Circus school in Brussels, Belgium

The École supérieure des Arts du Cirque (ESAC) is a professional circus school located in Brussels, Belgium. The Ecole Supérieure des Arts du Cirque de Bruxelles is one of very few colleges in the world to provide circus training leading to a diploma, along with the Centre National des Arts du Cirque de Châlons-en-Champagne in France, the Ecole Nationale de Cirque in Montreal, Canada, and the National Centre for Circus Arts in London, UK.

In September 2003, the college was officially recognized by the French Community of Belgium and became the 17th institute of Higher Education in the Arts.

ESAC offers a three-year course of study, at the end of which the student obtains a bachelor's degree in the performing arts and broadcasting and communication techniques, with a major in circus arts.

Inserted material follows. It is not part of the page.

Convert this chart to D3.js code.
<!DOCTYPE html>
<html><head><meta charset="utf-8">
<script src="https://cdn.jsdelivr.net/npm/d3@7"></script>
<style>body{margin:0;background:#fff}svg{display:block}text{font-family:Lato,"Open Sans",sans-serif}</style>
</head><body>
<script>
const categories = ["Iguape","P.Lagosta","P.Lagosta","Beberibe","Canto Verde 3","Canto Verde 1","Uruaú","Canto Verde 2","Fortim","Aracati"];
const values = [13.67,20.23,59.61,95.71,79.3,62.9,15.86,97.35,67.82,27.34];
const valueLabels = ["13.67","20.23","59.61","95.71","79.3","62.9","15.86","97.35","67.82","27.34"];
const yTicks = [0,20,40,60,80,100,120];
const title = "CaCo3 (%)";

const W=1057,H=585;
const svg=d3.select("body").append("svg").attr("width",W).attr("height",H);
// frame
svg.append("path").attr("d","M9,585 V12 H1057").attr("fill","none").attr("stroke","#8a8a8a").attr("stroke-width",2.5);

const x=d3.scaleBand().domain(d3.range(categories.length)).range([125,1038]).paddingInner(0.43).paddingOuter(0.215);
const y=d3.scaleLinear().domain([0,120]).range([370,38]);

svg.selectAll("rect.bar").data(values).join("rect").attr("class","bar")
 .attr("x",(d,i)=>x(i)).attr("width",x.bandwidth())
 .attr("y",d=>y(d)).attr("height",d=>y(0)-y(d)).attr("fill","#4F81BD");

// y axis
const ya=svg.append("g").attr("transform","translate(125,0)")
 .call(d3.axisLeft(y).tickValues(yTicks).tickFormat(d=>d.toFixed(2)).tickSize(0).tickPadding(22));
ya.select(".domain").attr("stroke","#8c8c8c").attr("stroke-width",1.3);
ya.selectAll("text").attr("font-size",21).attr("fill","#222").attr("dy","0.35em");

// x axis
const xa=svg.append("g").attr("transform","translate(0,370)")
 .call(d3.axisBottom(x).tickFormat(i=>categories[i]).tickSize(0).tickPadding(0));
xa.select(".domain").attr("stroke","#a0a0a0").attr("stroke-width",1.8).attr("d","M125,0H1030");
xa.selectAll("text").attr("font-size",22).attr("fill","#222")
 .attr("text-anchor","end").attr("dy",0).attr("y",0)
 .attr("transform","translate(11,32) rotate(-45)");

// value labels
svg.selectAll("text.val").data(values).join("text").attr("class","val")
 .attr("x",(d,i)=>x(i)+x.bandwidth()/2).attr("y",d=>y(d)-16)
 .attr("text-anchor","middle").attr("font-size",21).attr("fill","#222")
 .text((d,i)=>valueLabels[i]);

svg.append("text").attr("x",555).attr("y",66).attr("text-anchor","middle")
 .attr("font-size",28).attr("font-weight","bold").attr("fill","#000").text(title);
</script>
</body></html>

The circus disciplines taught at ESAC include specialised circus skills, dynamic and static acrobatics, trampoline, specific physical preparation, dance and theatre. The curriculum also includes courses in stage management for circus, circus engineering, law, arts production, science and applied science in the circus arts (anatomy, biomechanics and dietetics). The school's mission is to train artists who will be able to integrate their research and creation into the evolution of the contemporary circus, creating new forms and new approaches to collective creation.